** WORK INSTRUCTIONS **
Work through the entries below and report how many lines include "matplotlib". The number alone is the answer.

** EXERCISE INPUT **
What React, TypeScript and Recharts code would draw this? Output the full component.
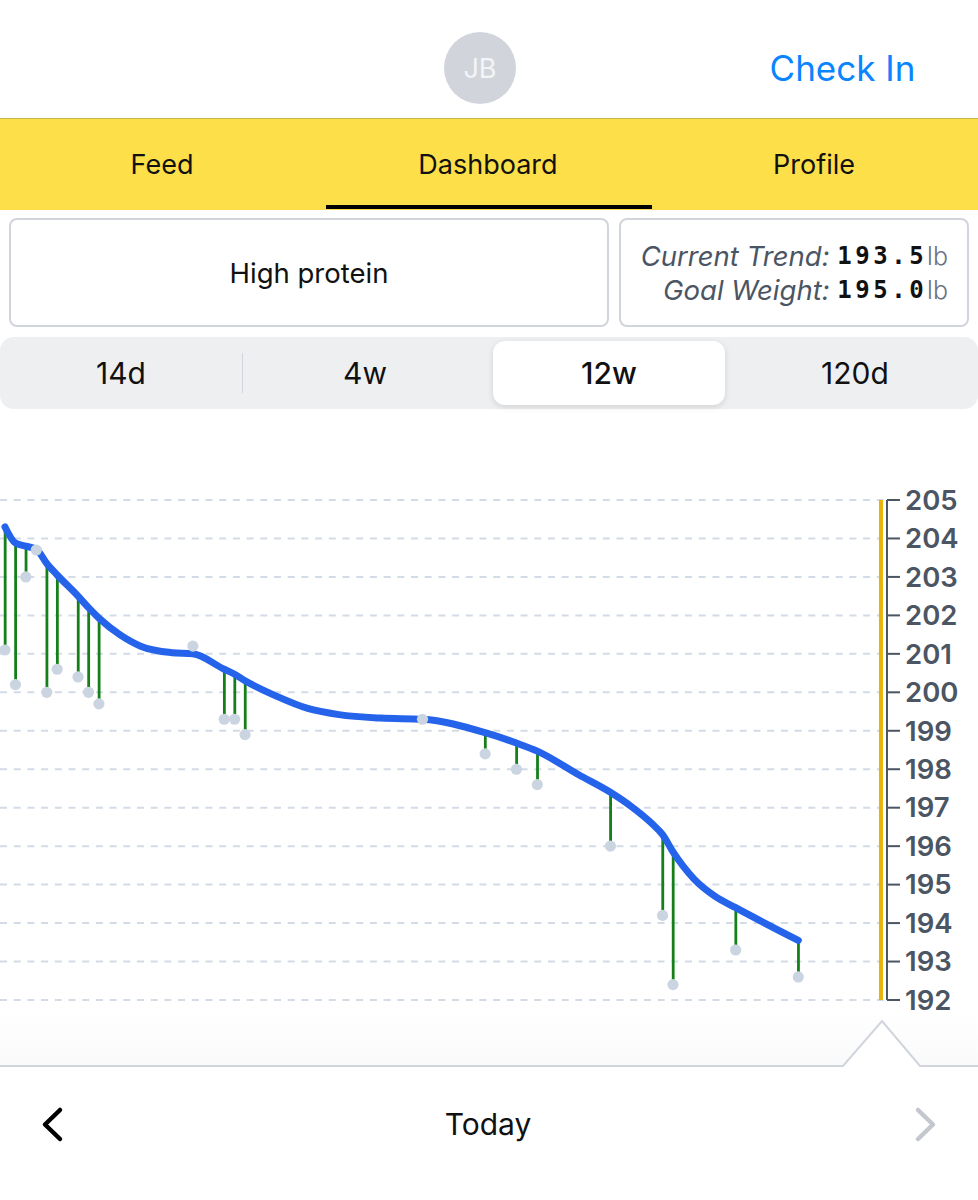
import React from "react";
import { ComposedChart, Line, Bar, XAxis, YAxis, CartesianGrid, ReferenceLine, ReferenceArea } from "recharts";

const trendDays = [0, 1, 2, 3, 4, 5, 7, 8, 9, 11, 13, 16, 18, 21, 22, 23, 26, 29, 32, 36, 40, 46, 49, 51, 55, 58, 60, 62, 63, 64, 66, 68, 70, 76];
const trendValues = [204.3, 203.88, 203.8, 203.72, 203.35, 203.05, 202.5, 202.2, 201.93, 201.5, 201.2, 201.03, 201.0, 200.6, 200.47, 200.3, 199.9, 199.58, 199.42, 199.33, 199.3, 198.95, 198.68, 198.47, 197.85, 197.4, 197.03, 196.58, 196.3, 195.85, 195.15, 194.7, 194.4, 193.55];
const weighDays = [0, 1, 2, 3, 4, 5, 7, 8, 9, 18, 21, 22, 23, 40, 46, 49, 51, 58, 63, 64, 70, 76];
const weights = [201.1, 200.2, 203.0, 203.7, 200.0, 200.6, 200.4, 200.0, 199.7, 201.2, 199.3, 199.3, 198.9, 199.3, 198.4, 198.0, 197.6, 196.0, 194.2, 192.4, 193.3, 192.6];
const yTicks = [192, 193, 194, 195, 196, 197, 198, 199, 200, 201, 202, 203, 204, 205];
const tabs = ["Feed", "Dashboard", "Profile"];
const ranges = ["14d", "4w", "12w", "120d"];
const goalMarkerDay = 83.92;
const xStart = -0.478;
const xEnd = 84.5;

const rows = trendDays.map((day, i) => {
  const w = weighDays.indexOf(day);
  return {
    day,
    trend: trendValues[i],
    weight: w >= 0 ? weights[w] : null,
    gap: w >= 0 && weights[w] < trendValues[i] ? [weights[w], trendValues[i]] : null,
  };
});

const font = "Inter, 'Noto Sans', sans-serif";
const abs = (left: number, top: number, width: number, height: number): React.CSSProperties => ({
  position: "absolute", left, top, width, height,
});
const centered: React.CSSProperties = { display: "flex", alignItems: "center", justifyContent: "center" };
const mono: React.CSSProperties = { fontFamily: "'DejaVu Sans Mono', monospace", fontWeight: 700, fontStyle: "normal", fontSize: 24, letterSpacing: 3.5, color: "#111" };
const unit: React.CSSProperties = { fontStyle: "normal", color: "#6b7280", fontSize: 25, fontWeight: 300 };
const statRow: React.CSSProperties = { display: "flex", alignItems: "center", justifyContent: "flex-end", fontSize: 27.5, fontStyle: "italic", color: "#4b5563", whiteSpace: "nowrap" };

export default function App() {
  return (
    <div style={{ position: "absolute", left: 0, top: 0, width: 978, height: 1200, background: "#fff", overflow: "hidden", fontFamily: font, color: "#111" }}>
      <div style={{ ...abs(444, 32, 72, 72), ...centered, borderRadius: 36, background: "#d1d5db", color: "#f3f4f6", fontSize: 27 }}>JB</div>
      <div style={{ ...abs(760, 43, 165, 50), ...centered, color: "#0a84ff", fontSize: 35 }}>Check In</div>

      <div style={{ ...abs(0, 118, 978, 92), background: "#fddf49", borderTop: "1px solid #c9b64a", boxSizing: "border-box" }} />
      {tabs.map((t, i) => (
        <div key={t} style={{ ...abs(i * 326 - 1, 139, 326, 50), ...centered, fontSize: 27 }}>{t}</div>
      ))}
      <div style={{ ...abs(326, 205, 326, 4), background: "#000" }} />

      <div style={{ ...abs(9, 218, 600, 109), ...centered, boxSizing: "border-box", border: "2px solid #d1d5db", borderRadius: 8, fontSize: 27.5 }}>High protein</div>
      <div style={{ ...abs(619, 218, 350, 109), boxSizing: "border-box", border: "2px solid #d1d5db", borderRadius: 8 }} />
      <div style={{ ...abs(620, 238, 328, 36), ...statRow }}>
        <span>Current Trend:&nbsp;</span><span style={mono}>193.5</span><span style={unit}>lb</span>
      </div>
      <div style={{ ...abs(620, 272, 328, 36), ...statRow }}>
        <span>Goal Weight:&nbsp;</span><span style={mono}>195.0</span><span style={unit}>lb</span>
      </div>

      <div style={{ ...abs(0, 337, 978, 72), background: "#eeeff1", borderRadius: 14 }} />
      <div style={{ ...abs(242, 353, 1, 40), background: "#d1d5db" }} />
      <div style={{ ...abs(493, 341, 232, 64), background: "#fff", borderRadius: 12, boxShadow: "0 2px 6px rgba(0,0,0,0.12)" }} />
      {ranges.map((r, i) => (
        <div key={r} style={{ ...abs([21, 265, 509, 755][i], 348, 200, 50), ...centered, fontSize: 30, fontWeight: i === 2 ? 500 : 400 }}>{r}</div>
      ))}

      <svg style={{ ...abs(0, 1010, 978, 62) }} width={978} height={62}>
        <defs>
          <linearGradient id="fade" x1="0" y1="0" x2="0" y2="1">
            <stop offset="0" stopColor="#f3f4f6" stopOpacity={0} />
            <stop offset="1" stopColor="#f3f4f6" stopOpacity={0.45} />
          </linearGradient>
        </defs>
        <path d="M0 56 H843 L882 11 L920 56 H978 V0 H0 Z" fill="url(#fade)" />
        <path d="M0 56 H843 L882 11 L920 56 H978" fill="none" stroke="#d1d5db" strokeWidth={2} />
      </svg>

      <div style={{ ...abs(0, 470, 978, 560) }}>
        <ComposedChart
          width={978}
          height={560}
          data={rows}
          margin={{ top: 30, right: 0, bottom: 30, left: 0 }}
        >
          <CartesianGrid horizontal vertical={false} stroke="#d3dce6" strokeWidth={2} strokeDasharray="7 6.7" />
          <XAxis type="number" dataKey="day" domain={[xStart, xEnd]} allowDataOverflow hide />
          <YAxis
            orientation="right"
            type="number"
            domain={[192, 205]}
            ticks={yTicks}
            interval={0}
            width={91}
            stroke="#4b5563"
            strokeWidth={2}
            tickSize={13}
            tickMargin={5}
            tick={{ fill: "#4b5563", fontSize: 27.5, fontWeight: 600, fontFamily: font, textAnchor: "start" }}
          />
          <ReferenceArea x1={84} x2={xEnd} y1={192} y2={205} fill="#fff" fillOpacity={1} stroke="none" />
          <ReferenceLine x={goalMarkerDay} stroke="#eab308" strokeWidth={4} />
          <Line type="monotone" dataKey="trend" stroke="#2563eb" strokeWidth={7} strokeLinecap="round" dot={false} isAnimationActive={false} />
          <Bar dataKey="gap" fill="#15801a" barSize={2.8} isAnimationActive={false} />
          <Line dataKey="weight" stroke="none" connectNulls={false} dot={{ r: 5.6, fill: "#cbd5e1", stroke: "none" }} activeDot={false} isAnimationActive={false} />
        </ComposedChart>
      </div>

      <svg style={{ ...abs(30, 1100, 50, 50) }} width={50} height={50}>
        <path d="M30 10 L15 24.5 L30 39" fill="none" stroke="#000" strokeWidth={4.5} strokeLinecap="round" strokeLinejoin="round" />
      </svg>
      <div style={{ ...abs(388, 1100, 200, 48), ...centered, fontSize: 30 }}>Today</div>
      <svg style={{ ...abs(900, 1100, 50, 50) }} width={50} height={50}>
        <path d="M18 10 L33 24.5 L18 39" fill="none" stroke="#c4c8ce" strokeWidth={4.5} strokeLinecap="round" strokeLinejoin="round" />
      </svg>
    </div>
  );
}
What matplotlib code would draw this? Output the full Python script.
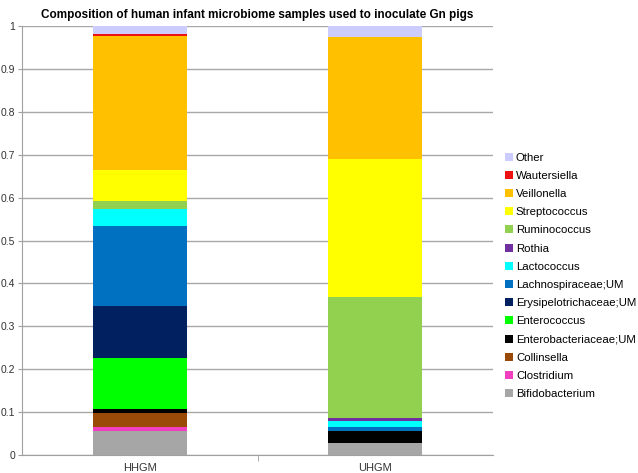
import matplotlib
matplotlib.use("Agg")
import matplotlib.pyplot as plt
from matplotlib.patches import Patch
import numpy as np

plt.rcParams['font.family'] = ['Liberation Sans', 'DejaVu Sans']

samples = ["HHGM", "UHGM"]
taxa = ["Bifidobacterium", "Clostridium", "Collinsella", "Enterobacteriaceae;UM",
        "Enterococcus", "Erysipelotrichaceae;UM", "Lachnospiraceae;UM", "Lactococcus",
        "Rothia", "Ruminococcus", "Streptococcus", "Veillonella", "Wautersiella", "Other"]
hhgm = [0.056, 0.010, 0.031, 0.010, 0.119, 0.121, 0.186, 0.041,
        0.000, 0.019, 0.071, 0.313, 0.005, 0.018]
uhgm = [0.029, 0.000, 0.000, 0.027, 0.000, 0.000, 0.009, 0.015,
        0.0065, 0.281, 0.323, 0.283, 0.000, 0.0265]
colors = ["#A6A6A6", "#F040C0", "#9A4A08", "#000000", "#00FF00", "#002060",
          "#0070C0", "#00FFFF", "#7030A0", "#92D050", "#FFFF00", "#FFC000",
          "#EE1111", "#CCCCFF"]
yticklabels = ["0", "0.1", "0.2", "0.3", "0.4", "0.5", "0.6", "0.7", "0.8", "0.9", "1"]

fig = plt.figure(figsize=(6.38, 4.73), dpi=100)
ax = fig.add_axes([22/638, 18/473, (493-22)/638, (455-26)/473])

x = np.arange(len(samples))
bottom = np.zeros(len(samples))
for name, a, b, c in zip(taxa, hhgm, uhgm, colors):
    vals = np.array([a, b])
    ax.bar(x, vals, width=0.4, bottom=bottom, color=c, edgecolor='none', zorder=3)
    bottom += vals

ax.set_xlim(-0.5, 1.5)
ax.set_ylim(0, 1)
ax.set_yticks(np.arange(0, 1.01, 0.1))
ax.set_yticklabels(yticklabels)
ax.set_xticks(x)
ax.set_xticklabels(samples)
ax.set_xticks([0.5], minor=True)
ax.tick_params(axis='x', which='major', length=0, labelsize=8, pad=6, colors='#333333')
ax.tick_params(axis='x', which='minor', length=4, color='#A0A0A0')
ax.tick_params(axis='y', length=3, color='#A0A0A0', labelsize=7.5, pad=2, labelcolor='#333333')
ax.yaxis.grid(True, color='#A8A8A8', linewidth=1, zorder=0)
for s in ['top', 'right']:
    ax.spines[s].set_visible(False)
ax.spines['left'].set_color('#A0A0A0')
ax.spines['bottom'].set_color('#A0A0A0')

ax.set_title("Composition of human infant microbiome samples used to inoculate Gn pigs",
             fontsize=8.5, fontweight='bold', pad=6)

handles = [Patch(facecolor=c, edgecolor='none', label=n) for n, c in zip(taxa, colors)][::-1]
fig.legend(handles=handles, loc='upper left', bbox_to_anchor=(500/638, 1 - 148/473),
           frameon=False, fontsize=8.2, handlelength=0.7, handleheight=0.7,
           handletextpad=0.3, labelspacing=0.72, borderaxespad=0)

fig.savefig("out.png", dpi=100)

** CORRECT OUTPUT **
5